You could rent the Rybka Cluster. =)
I only have sub-3000 strength items on my computer but.... which sort of game do you think should be examined? Like maybe Fischer's incredible game with the sacrificed bishop? (Byrne vs Fischer 1956 - Rosenwald Memorial in new york)
I have been asking this question myself lately because I have started using Crafty to analyze my games and I have noticed that even I (with a sub-1000 rating here and no real life tournament experience) disagree with some of the 18-move long analyses. I mean... thoes 18 move ones are based on the odds that your oponent sees the same things as the analysis program did. So if move 5 is 0.5 better than move 4, will that be caught by a grand master????
I am thinking of trying this with just like 2 minutes per move for Crafty but I really think Fritz is the one who should do this analysis. Oh, and Fritz and Chessbase NEED TO PROVIDE LINUX VERSIONS. I am about to spring for a copy of Shredder because everyone else is windows only.
Has anyone taken an 1800 level game, or any other games, and ran them through a 3400 strength program, and had it rank every possible move in order of best to worst, or at least list the best 4 moves at each move of the game for black and white? How close to the top are most chess player moves, typically, assuming there is not a recapture occuring?
I just ordered Fritz 8. Can it rank moves like that for me? (obviously not with 3400 level certainty)

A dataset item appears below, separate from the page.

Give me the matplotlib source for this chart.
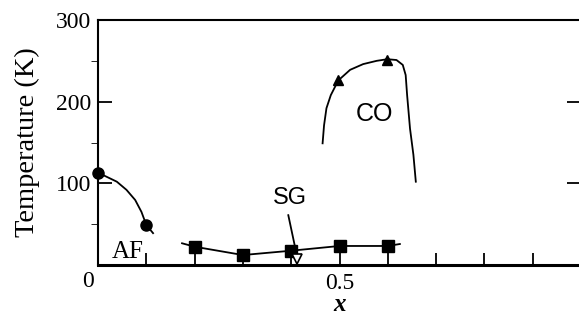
import numpy as np
import matplotlib.pyplot as plt

plt.rcParams['font.family'] = ['Liberation Serif', 'DejaVu Serif']

# measured points
af_x = [0.0, 0.1]
af_T = [113, 49]
sg_x = [0.2, 0.3, 0.4, 0.5, 0.6]
sg_T = [22.4, 12.2, 17.5, 23.3, 23.3]
co_x = [0.4975, 0.599]
co_T = [226, 251]

# hand-drawn guide curves
af_line_x = [0.0, 0.018, 0.039, 0.059, 0.077, 0.090, 0.1, 0.114]
af_line_T = [113, 108, 102, 92, 79.6, 65, 49, 39]
sg_line_x = [0.174, 0.2, 0.3, 0.4, 0.5, 0.6, 0.625]
sg_line_T = [26.6, 22.4, 12.2, 17.5, 23.3, 23.3, 25.7]
co_line_x = [0.465, 0.468, 0.473, 0.482, 0.4975, 0.522, 0.549, 0.577, 0.599,
             0.618, 0.631, 0.637, 0.640, 0.646, 0.653, 0.658]
co_line_T = [149, 171, 192, 208, 226, 239, 246, 250, 252,
             251, 245, 232.6, 208, 167, 135, 102]

fig = plt.figure(figsize=(5.79, 3.23), dpi=100)
ax = fig.add_axes([98 / 579, 58 / 323, 483 / 579, 245 / 323])

ax.plot(af_line_x, af_line_T, color='black', lw=1.3)
ax.plot(sg_line_x, sg_line_T, color='black', lw=1.3)
ax.plot(co_line_x, co_line_T, color='black', lw=1.3)

ax.plot(af_x, af_T, 'o', color='black', ms=8, clip_on=False, zorder=5)
ax.plot(sg_x, sg_T, 's', color='black', ms=8, zorder=5)
ax.plot(co_x, co_T, '^', color='black', ms=6.5, zorder=5)

# SG pointer
ax.plot([0.394, 0.413], [61, 8], color='black', lw=1.3, zorder=4)
ax.plot([0.413], [7], 'v', mfc='white', mec='black', ms=7, mew=1.2, zorder=6)

ax.text(0.061, 16.5, 'AF', fontsize=18, ha='center', va='center')
ax.text(0.397, 82, 'SG', fontsize=17, ha='center', va='center',
        family=['Liberation Sans', 'DejaVu Sans'])
ax.text(0.572, 185, 'CO', fontsize=18, ha='center', va='center',
        family=['Liberation Sans', 'DejaVu Sans'])

ax.set_xlim(0, 1.0)
ax.set_ylim(0, 300)
xt = np.arange(0, 1.01, 0.1)
ax.set_xticks(xt)
ax.set_xticklabels(['0.5' if abs(t - 0.5) < 1e-6 else '' for t in xt])
ax.set_yticks([100, 200, 300])
ax.set_yticklabels(['100', '200', '300'])
ax.set_yticks([50, 150, 250], minor=True)
ax.tick_params(axis='both', direction='in', labelsize=17, width=1.3)
ax.tick_params(axis='x', length=9, pad=6)
ax.tick_params(axis='y', which='major', length=10, right=True, pad=5)
ax.tick_params(axis='y', which='minor', length=5, right=True)
ax.text(-0.02, -20.5, '0', fontsize=17, ha='center', va='center', clip_on=False)

for side in ['left', 'top', 'right']:
    ax.spines[side].set_linewidth(1.5)
ax.spines['bottom'].set_linewidth(2.2)

ax.set_xlabel('x', fontsize=18, fontweight='bold', style='italic', labelpad=-1)
ax.set_ylabel('Temperature (K)', fontsize=20.5, labelpad=11)

fig.savefig('out.png', dpi=100)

BTW, I think that often the difference between the best positional move and the second best is probably 9 moves deep of variations explaining that the better one is the true minimax. The explanation would probably not help class players. But it would still be nice to see the rankings of the 4 best replies to every move, black and white, in annotated games. Nothing wrong with masters playing weaker moves as long as their strategies can be explained to amateurs without 9 move deep analysis.